• **Given records**:
┌──
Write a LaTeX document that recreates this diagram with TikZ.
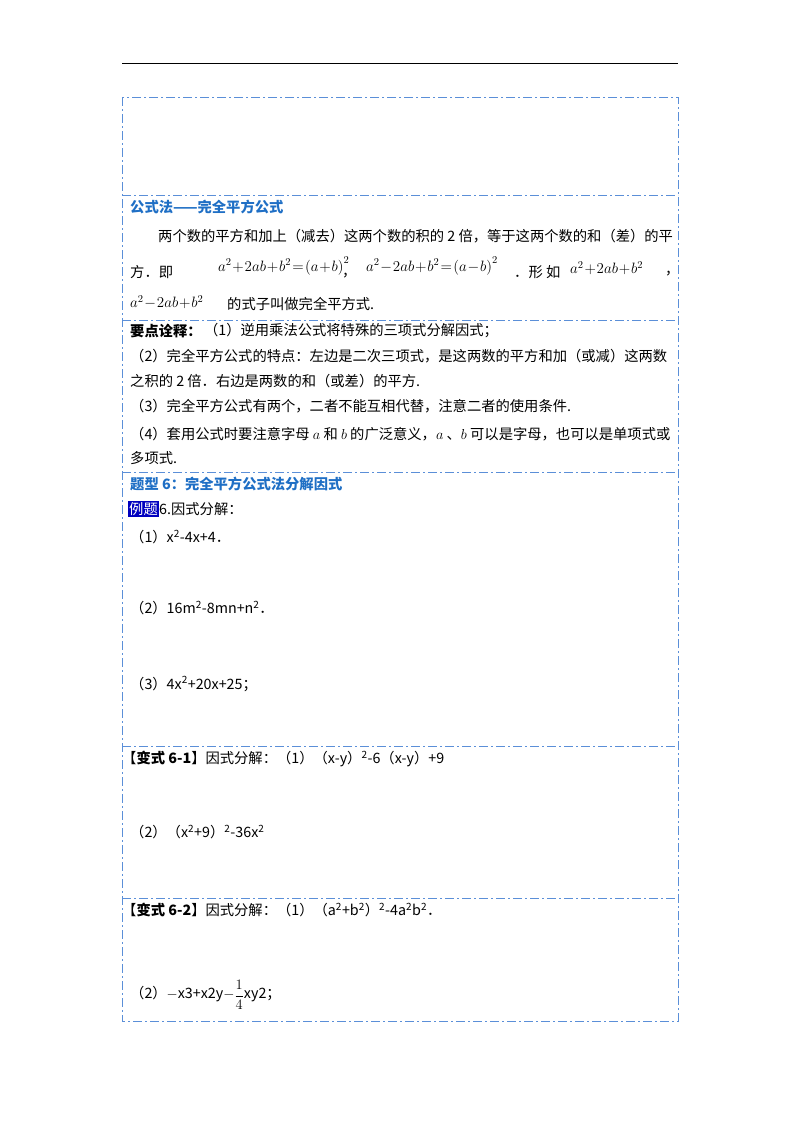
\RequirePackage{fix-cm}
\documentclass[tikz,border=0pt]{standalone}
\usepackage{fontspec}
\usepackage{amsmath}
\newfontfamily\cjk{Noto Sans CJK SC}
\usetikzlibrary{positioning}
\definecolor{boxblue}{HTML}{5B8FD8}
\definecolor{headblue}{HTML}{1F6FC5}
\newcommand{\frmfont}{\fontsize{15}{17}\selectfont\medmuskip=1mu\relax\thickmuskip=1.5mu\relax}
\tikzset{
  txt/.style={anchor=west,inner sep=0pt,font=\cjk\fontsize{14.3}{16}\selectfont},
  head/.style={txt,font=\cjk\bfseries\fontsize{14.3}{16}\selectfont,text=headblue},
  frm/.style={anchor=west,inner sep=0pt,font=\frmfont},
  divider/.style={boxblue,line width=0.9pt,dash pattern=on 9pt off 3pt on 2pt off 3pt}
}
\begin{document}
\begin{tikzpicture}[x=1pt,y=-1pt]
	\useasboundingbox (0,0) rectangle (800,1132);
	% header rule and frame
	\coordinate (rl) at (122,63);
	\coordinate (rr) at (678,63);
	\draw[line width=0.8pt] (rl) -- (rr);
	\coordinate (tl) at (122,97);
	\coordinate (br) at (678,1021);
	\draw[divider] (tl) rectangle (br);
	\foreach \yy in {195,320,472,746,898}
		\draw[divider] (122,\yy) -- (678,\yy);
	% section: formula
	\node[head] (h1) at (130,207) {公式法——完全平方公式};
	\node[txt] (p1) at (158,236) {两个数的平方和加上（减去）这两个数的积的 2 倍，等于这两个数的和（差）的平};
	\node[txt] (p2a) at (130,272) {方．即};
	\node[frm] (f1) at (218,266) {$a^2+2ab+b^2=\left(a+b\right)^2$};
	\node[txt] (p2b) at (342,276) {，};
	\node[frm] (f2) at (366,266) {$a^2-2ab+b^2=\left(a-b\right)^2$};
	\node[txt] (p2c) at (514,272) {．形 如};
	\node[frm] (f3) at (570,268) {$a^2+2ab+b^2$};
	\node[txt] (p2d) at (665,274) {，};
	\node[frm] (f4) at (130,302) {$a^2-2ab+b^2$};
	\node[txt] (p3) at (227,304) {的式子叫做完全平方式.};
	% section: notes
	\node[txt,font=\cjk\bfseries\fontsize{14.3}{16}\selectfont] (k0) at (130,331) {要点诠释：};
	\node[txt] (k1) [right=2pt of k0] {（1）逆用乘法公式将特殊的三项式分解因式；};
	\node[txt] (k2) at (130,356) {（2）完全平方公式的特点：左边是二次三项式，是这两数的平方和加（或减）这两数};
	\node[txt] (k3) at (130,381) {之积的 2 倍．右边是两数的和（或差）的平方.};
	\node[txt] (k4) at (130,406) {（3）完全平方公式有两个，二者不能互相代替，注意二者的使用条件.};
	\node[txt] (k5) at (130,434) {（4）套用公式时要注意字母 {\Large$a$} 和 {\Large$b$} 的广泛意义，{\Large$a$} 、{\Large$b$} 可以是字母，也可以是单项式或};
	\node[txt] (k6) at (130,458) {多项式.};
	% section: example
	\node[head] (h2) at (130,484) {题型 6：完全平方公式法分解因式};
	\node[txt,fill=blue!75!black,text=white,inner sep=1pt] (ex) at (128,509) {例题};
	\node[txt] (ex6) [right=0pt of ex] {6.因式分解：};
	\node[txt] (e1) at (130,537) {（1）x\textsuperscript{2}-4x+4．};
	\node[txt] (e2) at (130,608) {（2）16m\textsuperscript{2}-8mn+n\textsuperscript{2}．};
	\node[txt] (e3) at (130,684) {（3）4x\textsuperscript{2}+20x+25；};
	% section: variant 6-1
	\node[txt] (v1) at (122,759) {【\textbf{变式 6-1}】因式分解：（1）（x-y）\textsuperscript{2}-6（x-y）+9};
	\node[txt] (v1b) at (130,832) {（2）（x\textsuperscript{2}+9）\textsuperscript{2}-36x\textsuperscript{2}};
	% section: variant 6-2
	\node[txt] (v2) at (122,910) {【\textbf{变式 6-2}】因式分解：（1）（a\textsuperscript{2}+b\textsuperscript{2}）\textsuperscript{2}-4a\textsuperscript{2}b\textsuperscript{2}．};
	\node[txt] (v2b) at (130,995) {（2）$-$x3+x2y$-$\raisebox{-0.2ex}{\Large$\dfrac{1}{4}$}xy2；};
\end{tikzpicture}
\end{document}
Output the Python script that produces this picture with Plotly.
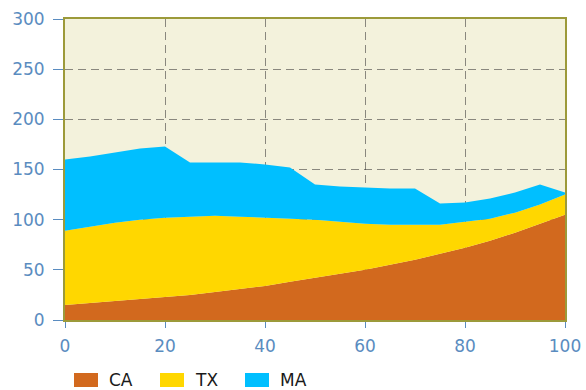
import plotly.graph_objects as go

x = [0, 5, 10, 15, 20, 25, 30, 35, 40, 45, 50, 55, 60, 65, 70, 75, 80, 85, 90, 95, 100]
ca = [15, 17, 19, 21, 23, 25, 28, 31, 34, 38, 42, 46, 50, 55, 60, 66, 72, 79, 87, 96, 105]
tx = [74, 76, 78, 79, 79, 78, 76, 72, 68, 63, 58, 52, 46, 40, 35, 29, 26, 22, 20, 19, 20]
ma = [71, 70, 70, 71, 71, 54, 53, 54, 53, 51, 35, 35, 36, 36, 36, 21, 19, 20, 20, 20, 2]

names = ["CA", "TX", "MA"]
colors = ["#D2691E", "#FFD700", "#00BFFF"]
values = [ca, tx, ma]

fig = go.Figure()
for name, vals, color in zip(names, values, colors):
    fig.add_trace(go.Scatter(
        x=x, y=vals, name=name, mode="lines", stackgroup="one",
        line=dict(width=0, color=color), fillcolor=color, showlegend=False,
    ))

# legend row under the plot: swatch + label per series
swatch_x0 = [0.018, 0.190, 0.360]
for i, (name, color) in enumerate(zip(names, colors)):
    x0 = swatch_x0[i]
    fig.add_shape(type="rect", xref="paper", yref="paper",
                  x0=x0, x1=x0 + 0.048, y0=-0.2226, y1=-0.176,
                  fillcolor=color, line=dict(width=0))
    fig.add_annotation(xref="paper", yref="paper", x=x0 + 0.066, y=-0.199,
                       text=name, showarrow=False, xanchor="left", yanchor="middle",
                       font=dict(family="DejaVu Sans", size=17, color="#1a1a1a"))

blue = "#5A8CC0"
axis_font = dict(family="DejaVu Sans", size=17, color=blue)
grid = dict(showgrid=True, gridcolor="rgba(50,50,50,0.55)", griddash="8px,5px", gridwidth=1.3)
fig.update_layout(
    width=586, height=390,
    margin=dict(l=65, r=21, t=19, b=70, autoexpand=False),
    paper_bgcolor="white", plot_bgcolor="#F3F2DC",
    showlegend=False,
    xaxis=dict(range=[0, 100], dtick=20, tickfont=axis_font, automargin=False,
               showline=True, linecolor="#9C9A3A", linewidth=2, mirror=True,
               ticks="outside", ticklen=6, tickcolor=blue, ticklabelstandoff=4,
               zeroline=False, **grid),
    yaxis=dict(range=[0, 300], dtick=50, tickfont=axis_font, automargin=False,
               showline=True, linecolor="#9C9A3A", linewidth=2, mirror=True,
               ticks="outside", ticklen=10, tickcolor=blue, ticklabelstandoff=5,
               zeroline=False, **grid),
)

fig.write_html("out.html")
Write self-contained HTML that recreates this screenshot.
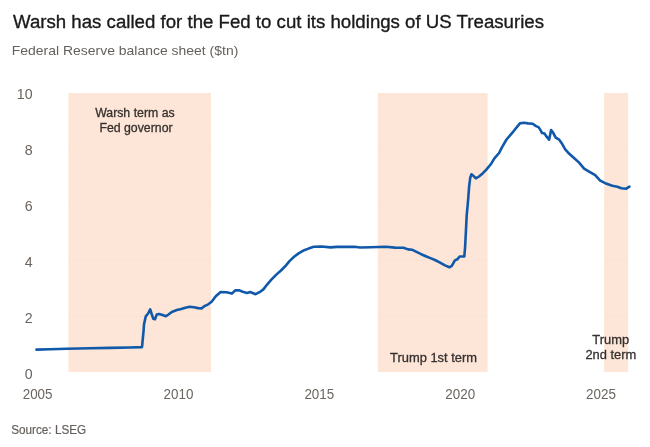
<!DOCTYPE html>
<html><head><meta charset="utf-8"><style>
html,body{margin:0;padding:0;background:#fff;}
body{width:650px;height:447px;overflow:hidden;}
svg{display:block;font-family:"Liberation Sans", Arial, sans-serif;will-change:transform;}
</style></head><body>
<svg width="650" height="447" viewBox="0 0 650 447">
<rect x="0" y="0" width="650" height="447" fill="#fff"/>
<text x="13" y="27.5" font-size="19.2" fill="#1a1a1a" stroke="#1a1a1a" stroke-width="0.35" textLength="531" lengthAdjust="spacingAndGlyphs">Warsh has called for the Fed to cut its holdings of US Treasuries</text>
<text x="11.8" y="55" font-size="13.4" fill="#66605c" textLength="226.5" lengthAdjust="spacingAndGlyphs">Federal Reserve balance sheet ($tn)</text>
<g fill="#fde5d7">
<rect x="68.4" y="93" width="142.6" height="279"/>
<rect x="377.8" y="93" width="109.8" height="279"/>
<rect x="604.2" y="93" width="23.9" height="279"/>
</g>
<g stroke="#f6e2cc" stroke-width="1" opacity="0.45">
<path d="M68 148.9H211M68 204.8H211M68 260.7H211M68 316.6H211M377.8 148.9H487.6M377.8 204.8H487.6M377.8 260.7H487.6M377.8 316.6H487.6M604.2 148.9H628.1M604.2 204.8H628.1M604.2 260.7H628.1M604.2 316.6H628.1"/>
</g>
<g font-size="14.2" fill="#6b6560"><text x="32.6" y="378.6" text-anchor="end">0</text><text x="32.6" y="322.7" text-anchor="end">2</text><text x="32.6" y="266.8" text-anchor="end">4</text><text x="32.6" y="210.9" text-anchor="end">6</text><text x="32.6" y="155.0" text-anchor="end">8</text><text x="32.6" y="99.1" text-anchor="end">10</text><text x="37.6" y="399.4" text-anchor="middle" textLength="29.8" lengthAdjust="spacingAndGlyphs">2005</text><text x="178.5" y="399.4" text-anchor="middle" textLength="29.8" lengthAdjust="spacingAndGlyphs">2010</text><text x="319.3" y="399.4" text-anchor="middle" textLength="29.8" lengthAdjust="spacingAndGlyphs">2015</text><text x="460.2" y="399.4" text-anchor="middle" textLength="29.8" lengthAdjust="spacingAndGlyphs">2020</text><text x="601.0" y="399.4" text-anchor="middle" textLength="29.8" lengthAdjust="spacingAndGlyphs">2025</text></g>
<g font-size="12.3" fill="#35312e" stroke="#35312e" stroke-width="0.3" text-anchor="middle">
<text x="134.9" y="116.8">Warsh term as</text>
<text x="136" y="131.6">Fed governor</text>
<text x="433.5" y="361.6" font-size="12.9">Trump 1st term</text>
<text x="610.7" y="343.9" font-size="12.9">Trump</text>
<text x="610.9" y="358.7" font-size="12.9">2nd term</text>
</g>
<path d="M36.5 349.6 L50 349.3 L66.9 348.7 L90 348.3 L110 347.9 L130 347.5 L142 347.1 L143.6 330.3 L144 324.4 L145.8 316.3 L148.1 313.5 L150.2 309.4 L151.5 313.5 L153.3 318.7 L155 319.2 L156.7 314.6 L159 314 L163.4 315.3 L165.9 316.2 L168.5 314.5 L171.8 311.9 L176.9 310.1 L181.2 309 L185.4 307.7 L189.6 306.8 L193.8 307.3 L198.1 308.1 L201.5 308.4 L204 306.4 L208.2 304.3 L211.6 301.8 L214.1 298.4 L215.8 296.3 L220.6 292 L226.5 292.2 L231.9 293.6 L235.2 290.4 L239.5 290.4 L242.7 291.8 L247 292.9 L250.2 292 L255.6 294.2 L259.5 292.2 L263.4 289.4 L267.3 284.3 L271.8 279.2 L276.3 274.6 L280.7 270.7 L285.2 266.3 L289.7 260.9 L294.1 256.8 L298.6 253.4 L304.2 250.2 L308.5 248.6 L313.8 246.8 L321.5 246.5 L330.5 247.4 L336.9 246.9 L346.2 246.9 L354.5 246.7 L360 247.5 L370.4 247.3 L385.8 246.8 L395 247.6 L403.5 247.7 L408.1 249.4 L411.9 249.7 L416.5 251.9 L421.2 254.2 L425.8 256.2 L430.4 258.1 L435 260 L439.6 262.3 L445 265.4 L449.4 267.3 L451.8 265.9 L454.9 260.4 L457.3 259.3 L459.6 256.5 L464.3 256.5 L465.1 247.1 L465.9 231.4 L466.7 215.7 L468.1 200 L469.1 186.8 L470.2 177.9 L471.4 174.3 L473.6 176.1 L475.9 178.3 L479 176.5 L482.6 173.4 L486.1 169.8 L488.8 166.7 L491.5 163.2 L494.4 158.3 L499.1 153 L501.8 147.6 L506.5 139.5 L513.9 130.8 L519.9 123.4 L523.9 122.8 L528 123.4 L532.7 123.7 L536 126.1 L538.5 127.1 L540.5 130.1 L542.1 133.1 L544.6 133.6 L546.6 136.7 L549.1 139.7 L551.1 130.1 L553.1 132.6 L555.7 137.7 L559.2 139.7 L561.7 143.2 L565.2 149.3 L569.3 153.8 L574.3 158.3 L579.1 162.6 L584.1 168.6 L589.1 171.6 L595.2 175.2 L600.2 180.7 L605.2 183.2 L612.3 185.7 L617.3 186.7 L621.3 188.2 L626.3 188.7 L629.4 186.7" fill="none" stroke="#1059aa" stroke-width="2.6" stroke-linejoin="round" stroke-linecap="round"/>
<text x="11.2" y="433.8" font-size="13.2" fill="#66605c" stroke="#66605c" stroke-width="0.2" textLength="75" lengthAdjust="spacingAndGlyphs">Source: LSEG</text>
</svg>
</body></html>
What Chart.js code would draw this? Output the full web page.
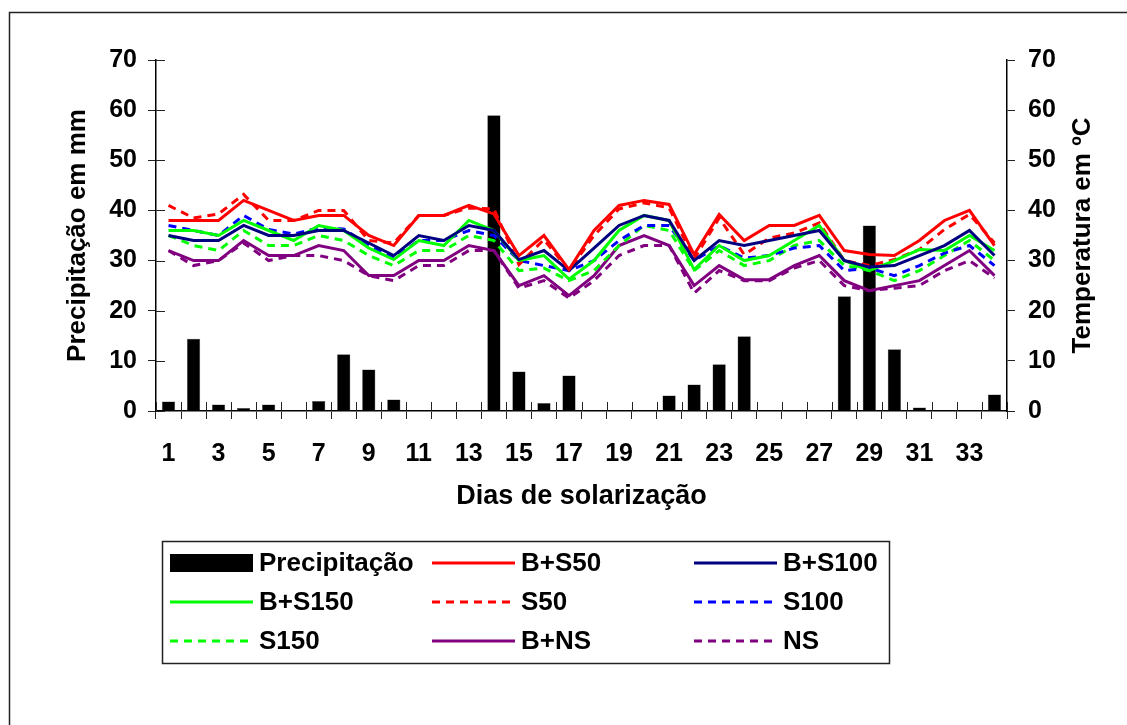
└──
• **Required task**: Copy out only the lines from the one containing "Output the Python" through the one containing "import plotly.graph_objects as go", exactly, with both ends. Any picture is left out.

• **Solution to this problem**:
Output the Python script that produces this picture with Plotly.
import plotly.graph_objects as go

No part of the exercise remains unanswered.